Description & Requirements
The DataHub Engineering team is building a distributed platform to host, catalog, discover, and deliver financial datasets across Bloomberg. This platform powers batch analytics, real-time stream processing, and low-latency, high-availability data distribution - ensuring that high-quality data, the lifeblood of financial markets, is always accessible.
You will join the team that introduced the abstraction of “dataset”, invented a schema language to formally define all data at Bloomberg, complete with schema evolution, versioning, and a true point in time semantics. We're the first to introduce Kafka, Avro, company-wide Dataset Schema Registry, Mesos, Clustered MySQL, Vitess and Spark for ETL at Bloomberg. We are designing a new Data Intensive Platform that is the hub of financial datasets.
You’ll get to:
Write software for Kafka based Data Pipes for the company wide Data Mesh
Debug and diagnose intricate issues, functional and performance regressions, with Apache Kafka, Apache Spark, data codecs, low latency services, and streaming
Collaborate and share extensively with fellow engineers
Contribute to open source technologies like Spark or Iceberg
Display expertise in building Lakehouse for large scale data platforms
Our tech stack:
Languages: Java, Python, Scala
Frameworks/Tools: Spark, Kafka, Kubernetes
Cloud-Native Stack: Container orchestration, service mesh, distributed tracing
You’ll need to have:
4+ years of professional experience programming in Java, Scala, or Python
Expertise in Apache Kafka, Spark, Redis and Distributed Systems
Experience building and testing scalable and reliable data infrastructure
A Degree in Computer Science, Engineering, Mathematics, similar field of study or equivalent work experience
We’d love to see:
Any of your contributions in open source to Kafka, Spark, Streaming, etc.
Experience with performance optimization techniques in Iceberg and using Redis for caching expensive query results to improve application performance
Experience with DuckDB for analytics on smaller datasets on Kubernetes
Production experience with Kubernetes (Helm, Operators, CRDs)

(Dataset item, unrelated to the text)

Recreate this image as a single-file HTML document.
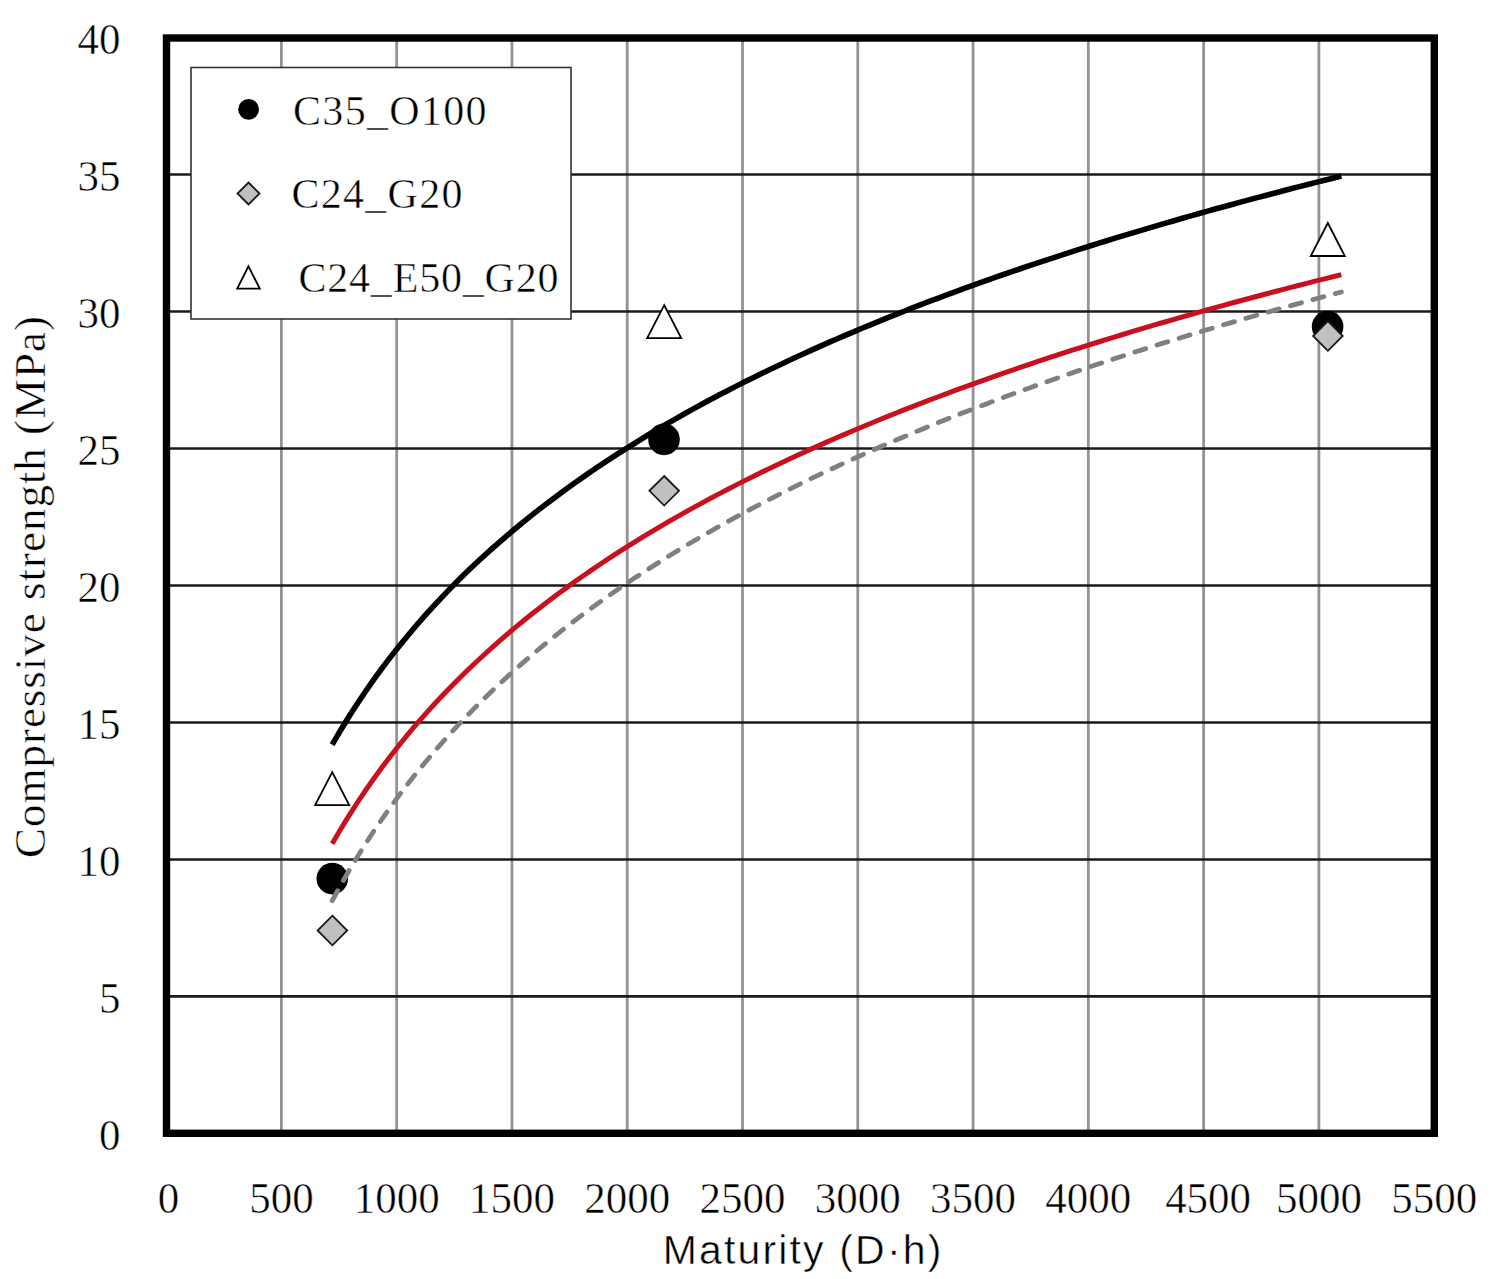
<!DOCTYPE html>
<html><head><meta charset="utf-8"><style>
html,body{margin:0;padding:0;background:#fff;width:1491px;height:1279px;overflow:hidden}
svg{display:block}
</style></head><body>
<svg width="1491" height="1279" viewBox="0 0 1491 1279">
<rect width="1491" height="1279" fill="#fff"/>
<line x1="281.38" y1="38" x2="281.38" y2="1133" stroke="#939393" stroke-width="2.8"/>
<line x1="396.66" y1="38" x2="396.66" y2="1133" stroke="#939393" stroke-width="2.8"/>
<line x1="511.94" y1="38" x2="511.94" y2="1133" stroke="#939393" stroke-width="2.8"/>
<line x1="627.22" y1="38" x2="627.22" y2="1133" stroke="#939393" stroke-width="2.8"/>
<line x1="742.50" y1="38" x2="742.50" y2="1133" stroke="#939393" stroke-width="2.8"/>
<line x1="857.78" y1="38" x2="857.78" y2="1133" stroke="#939393" stroke-width="2.8"/>
<line x1="973.06" y1="38" x2="973.06" y2="1133" stroke="#939393" stroke-width="2.8"/>
<line x1="1088.34" y1="38" x2="1088.34" y2="1133" stroke="#939393" stroke-width="2.8"/>
<line x1="1203.62" y1="38" x2="1203.62" y2="1133" stroke="#939393" stroke-width="2.8"/>
<line x1="1318.90" y1="38" x2="1318.90" y2="1133" stroke="#939393" stroke-width="2.8"/>
<line x1="167" y1="996.42" x2="1434" y2="996.42" stroke="#1a1a1a" stroke-width="2.6"/>
<line x1="167" y1="859.44" x2="1434" y2="859.44" stroke="#1a1a1a" stroke-width="2.6"/>
<line x1="167" y1="722.46" x2="1434" y2="722.46" stroke="#1a1a1a" stroke-width="2.6"/>
<line x1="167" y1="585.48" x2="1434" y2="585.48" stroke="#1a1a1a" stroke-width="2.6"/>
<line x1="167" y1="448.50" x2="1434" y2="448.50" stroke="#1a1a1a" stroke-width="2.6"/>
<line x1="167" y1="311.52" x2="1434" y2="311.52" stroke="#1a1a1a" stroke-width="2.6"/>
<line x1="167" y1="174.54" x2="1434" y2="174.54" stroke="#1a1a1a" stroke-width="2.6"/>
<rect x="166.5" y="38.0" width="1267.8" height="1095.3" fill="none" stroke="#000" stroke-width="7.4"/>
<path d="M332.20,772.20 L349.20,805.20 L315.20,805.20 Z" fill="#fff" stroke="#000" stroke-width="1.8"/>
<path d="M664.20,305.10 L681.20,338.10 L647.20,338.10 Z" fill="#fff" stroke="#000" stroke-width="1.8"/>
<path d="M1327.80,223.00 L1344.80,256.00 L1310.80,256.00 Z" fill="#fff" stroke="#000" stroke-width="1.8"/>
<circle cx="332.30" cy="878.60" r="15.8" fill="#000"/>
<circle cx="664.00" cy="439.40" r="15.8" fill="#000"/>
<circle cx="1327.60" cy="326.60" r="15.8" fill="#000"/>
<path d="M332.40,915.70 L347.20,930.50 L332.40,945.30 L317.60,930.50 Z" fill="#c0c0c0" stroke="#1a1a1a" stroke-width="1.8"/>
<path d="M664.20,476.00 L679.00,490.80 L664.20,505.60 L649.40,490.80 Z" fill="#c0c0c0" stroke="#1a1a1a" stroke-width="1.8"/>
<path d="M1327.90,321.20 L1342.70,336.00 L1327.90,350.80 L1313.10,336.00 Z" fill="#c0c0c0" stroke="#1a1a1a" stroke-width="1.8"/>
<path d="M332.19,744.57 L340.60,730.21 L349.01,716.52 L357.42,703.46 L365.83,690.95 L374.24,678.97 L382.65,667.45 L391.06,656.38 L399.46,645.71 L407.87,635.42 L416.28,625.49 L424.69,615.88 L433.10,606.58 L441.51,597.57 L449.92,588.83 L458.33,580.34 L466.74,572.10 L475.15,564.08 L483.56,556.28 L491.97,548.69 L500.38,541.28 L508.79,534.06 L517.20,527.02 L525.61,520.14 L534.02,513.43 L542.43,506.86 L550.84,500.44 L559.25,494.16 L567.66,488.01 L576.07,481.99 L584.48,476.09 L592.89,470.31 L601.30,464.64 L609.70,459.08 L618.11,453.62 L626.52,448.27 L634.93,443.01 L643.34,437.84 L651.75,432.77 L660.16,427.78 L668.57,422.88 L676.98,418.06 L685.39,413.31 L693.80,408.65 L702.21,404.05 L710.62,399.53 L719.03,395.08 L727.44,390.70 L735.85,386.38 L744.26,382.12 L752.67,377.93 L761.08,373.79 L769.49,369.71 L777.90,365.69 L786.31,361.73 L794.72,357.82 L803.13,353.96 L811.54,350.15 L819.94,346.39 L828.35,342.67 L836.76,339.01 L845.17,335.39 L853.58,331.81 L861.99,328.28 L870.40,324.79 L878.81,321.35 L887.22,317.94 L895.63,314.57 L904.04,311.24 L912.45,307.95 L920.86,304.70 L929.27,301.48 L937.68,298.30 L946.09,295.15 L954.50,292.03 L962.91,288.95 L971.32,285.90 L979.73,282.88 L988.14,279.90 L996.55,276.94 L1004.96,274.01 L1013.37,271.12 L1021.78,268.25 L1030.18,265.41 L1038.59,262.59 L1047.00,259.81 L1055.41,257.05 L1063.82,254.31 L1072.23,251.61 L1080.64,248.92 L1089.05,246.27 L1097.46,243.63 L1105.87,241.02 L1114.28,238.43 L1122.69,235.87 L1131.10,233.33 L1139.51,230.81 L1147.92,228.31 L1156.33,225.83 L1164.74,223.37 L1173.15,220.94 L1181.56,218.52 L1189.97,216.13 L1198.38,213.75 L1206.79,211.40 L1215.20,209.06 L1223.61,206.74 L1232.02,204.44 L1240.42,202.16 L1248.83,199.89 L1257.24,197.64 L1265.65,195.42 L1274.06,193.20 L1282.47,191.01 L1290.88,188.83 L1299.29,186.66 L1307.70,184.52 L1316.11,182.38 L1324.52,180.27 L1332.93,178.17 L1341.34,176.08" fill="none" stroke="#000" stroke-width="5.6"/>
<path d="M332.19,843.67 L340.60,829.30 L349.01,815.60 L357.42,802.52 L365.83,790.00 L374.24,778.01 L382.65,766.48 L391.06,755.40 L399.46,744.72 L407.87,734.42 L416.28,724.48 L424.69,714.86 L433.10,705.55 L441.51,696.53 L449.92,687.78 L458.33,679.29 L466.74,671.04 L475.15,663.02 L483.56,655.21 L491.97,647.60 L500.38,640.19 L508.79,632.97 L517.20,625.92 L525.61,619.03 L534.02,612.31 L542.43,605.74 L550.84,599.31 L559.25,593.02 L567.66,586.87 L576.07,580.84 L584.48,574.94 L592.89,569.15 L601.30,563.47 L609.70,557.91 L618.11,552.45 L626.52,547.09 L634.93,541.82 L643.34,536.65 L651.75,531.58 L660.16,526.58 L668.57,521.68 L676.98,516.85 L685.39,512.10 L693.80,507.43 L702.21,502.83 L710.62,498.31 L719.03,493.85 L727.44,489.46 L735.85,485.14 L744.26,480.88 L752.67,476.68 L761.08,472.54 L769.49,468.46 L777.90,464.44 L786.31,460.47 L794.72,456.55 L803.13,452.69 L811.54,448.88 L819.94,445.11 L828.35,441.40 L836.76,437.73 L845.17,434.10 L853.58,430.53 L861.99,426.99 L870.40,423.50 L878.81,420.05 L887.22,416.64 L895.63,413.27 L904.04,409.93 L912.45,406.64 L920.86,403.38 L929.27,400.16 L937.68,396.98 L946.09,393.82 L954.50,390.71 L962.91,387.62 L971.32,384.57 L979.73,381.55 L988.14,378.56 L996.55,375.60 L1004.96,372.67 L1013.37,369.77 L1021.78,366.90 L1030.18,364.06 L1038.59,361.24 L1047.00,358.45 L1055.41,355.69 L1063.82,352.95 L1072.23,350.24 L1080.64,347.56 L1089.05,344.90 L1097.46,342.26 L1105.87,339.65 L1114.28,337.06 L1122.69,334.49 L1131.10,331.94 L1139.51,329.42 L1147.92,326.92 L1156.33,324.44 L1164.74,321.98 L1173.15,319.55 L1181.56,317.13 L1189.97,314.73 L1198.38,312.35 L1206.79,309.99 L1215.20,307.65 L1223.61,305.33 L1232.02,303.03 L1240.42,300.75 L1248.83,298.48 L1257.24,296.23 L1265.65,294.00 L1274.06,291.78 L1282.47,289.58 L1290.88,287.40 L1299.29,285.24 L1307.70,283.09 L1316.11,280.95 L1324.52,278.84 L1332.93,276.73 L1341.34,274.65" fill="none" stroke="#c8101e" stroke-width="5.0"/>
<path d="M332.19,900.74 L340.60,885.36 L349.01,870.71 L357.42,856.72 L365.83,843.33 L374.24,830.49 L382.65,818.16 L391.06,806.31 L399.46,794.88 L407.87,783.87 L416.28,773.23 L424.69,762.94 L433.10,752.98 L441.51,743.33 L449.92,733.97 L458.33,724.89 L466.74,716.06 L475.15,707.47 L483.56,699.12 L491.97,690.99 L500.38,683.06 L508.79,675.33 L517.20,667.79 L525.61,660.42 L534.02,653.23 L542.43,646.20 L550.84,639.32 L559.25,632.59 L567.66,626.01 L576.07,619.56 L584.48,613.25 L592.89,607.05 L601.30,600.98 L609.70,595.03 L618.11,589.19 L626.52,583.45 L634.93,577.82 L643.34,572.29 L651.75,566.86 L660.16,561.52 L668.57,556.27 L676.98,551.11 L685.39,546.03 L693.80,541.03 L702.21,536.11 L710.62,531.27 L719.03,526.50 L727.44,521.81 L735.85,517.18 L744.26,512.62 L752.67,508.13 L761.08,503.70 L769.49,499.34 L777.90,495.03 L786.31,490.79 L794.72,486.60 L803.13,482.46 L811.54,478.39 L819.94,474.36 L828.35,470.38 L836.76,466.46 L845.17,462.58 L853.58,458.76 L861.99,454.97 L870.40,451.24 L878.81,447.55 L887.22,443.90 L895.63,440.29 L904.04,436.73 L912.45,433.20 L920.86,429.72 L929.27,426.27 L937.68,422.86 L946.09,419.49 L954.50,416.15 L962.91,412.85 L971.32,409.59 L979.73,406.36 L988.14,403.16 L996.55,399.99 L1004.96,396.86 L1013.37,393.76 L1021.78,390.69 L1030.18,387.64 L1038.59,384.63 L1047.00,381.65 L1055.41,378.69 L1063.82,375.77 L1072.23,372.87 L1080.64,369.99 L1089.05,367.15 L1097.46,364.33 L1105.87,361.53 L1114.28,358.76 L1122.69,356.01 L1131.10,353.29 L1139.51,350.59 L1147.92,347.92 L1156.33,345.26 L1164.74,342.63 L1173.15,340.03 L1181.56,337.44 L1189.97,334.88 L1198.38,332.33 L1206.79,329.81 L1215.20,327.30 L1223.61,324.82 L1232.02,322.36 L1240.42,319.91 L1248.83,317.49 L1257.24,315.08 L1265.65,312.70 L1274.06,310.33 L1282.47,307.97 L1290.88,305.64 L1299.29,303.32 L1307.70,301.02 L1316.11,298.74 L1324.52,296.48 L1332.93,294.23 L1341.34,291.99" fill="none" stroke="#808080" stroke-width="4.8" stroke-dasharray="11.4 11.8" stroke-linecap="round"/>
<rect x="191" y="67.5" width="380" height="251.5" fill="#fff" stroke="#333" stroke-width="1.6"/>
<circle cx="248.60" cy="109.30" r="10.4" fill="#000"/>
<path d="M248.50,182.50 L259.50,193.50 L248.50,204.50 L237.50,193.50 Z" fill="#c0c0c0" stroke="#1a1a1a" stroke-width="1.8"/>
<path d="M248.50,266.30 L259.80,288.70 L237.20,288.70 Z" fill="#fff" stroke="#000" stroke-width="1.8"/>
<g font-family="Liberation Serif" font-size="42" fill="#000" stroke="#fff" stroke-width="0.5">
<text x="293" y="125.2" textLength="193.5" lengthAdjust="spacing">C35_O100</text>
<text x="291.6" y="208.4" textLength="170.8" lengthAdjust="spacing">C24_G20</text>
<text x="298.4" y="292" textLength="260.2" lengthAdjust="spacing">C24_E50_G20</text>
</g>
<g font-family="Liberation Serif" font-size="43" fill="#000" stroke="#fff" stroke-width="0.5">
<text transform="translate(120.6,1150.20) scale(1,1.045)" text-anchor="end">0</text>
<text transform="translate(120.6,1013.22) scale(1,1.045)" text-anchor="end">5</text>
<text transform="translate(120.6,876.24) scale(1,1.045)" text-anchor="end">10</text>
<text transform="translate(120.6,739.26) scale(1,1.045)" text-anchor="end">15</text>
<text transform="translate(120.6,602.28) scale(1,1.045)" text-anchor="end">20</text>
<text transform="translate(120.6,465.30) scale(1,1.045)" text-anchor="end">25</text>
<text transform="translate(120.6,328.32) scale(1,1.045)" text-anchor="end">30</text>
<text transform="translate(120.6,191.34) scale(1,1.045)" text-anchor="end">35</text>
<text transform="translate(120.6,54.36) scale(1,1.045)" text-anchor="end">40</text>
<text transform="translate(168.60,1212.8) scale(1,1.045)" text-anchor="middle">0</text>
<text transform="translate(281.38,1212.8) scale(1,1.045)" text-anchor="middle">500</text>
<text transform="translate(396.66,1212.8) scale(1,1.045)" text-anchor="middle">1000</text>
<text transform="translate(511.94,1212.8) scale(1,1.045)" text-anchor="middle">1500</text>
<text transform="translate(627.22,1212.8) scale(1,1.045)" text-anchor="middle">2000</text>
<text transform="translate(742.50,1212.8) scale(1,1.045)" text-anchor="middle">2500</text>
<text transform="translate(857.78,1212.8) scale(1,1.045)" text-anchor="middle">3000</text>
<text transform="translate(973.06,1212.8) scale(1,1.045)" text-anchor="middle">3500</text>
<text transform="translate(1088.34,1212.8) scale(1,1.045)" text-anchor="middle">4000</text>
<text transform="translate(1208.12,1212.8) scale(1,1.045)" text-anchor="middle">4500</text>
<text transform="translate(1318.90,1212.8) scale(1,1.045)" text-anchor="middle">5000</text>
<text transform="translate(1434.18,1212.8) scale(1,1.045)" text-anchor="middle">5500</text>
</g>
<text x="802" y="1263.8" font-family="Liberation Sans" font-size="41" stroke="#fff" stroke-width="0.5" textLength="278.6" lengthAdjust="spacing" text-anchor="middle">Maturity (D·h)</text>
<text transform="translate(45,587) rotate(-90)" font-family="Liberation Serif" font-size="45" stroke="#fff" stroke-width="0.5" textLength="542" lengthAdjust="spacing" text-anchor="middle">Compressive strength (MPa)</text>
</svg>
</body></html>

Familiarity with Kafka, Spark, or lakehouse architectures
A passion for reliability, scale, and mentoring others
We offer one of the most comprehensive and generous benefits plans available and offer a range of total rewards that may include merit increases, incentive compensation (exempt roles only), paid holidays, paid time off, medical, dental, vision, short and long term disability benefits, 401(k) +match, life insurance, and various wellness programs, among others. The Company does not provide benefits directly to contingent workers/contractors and interns.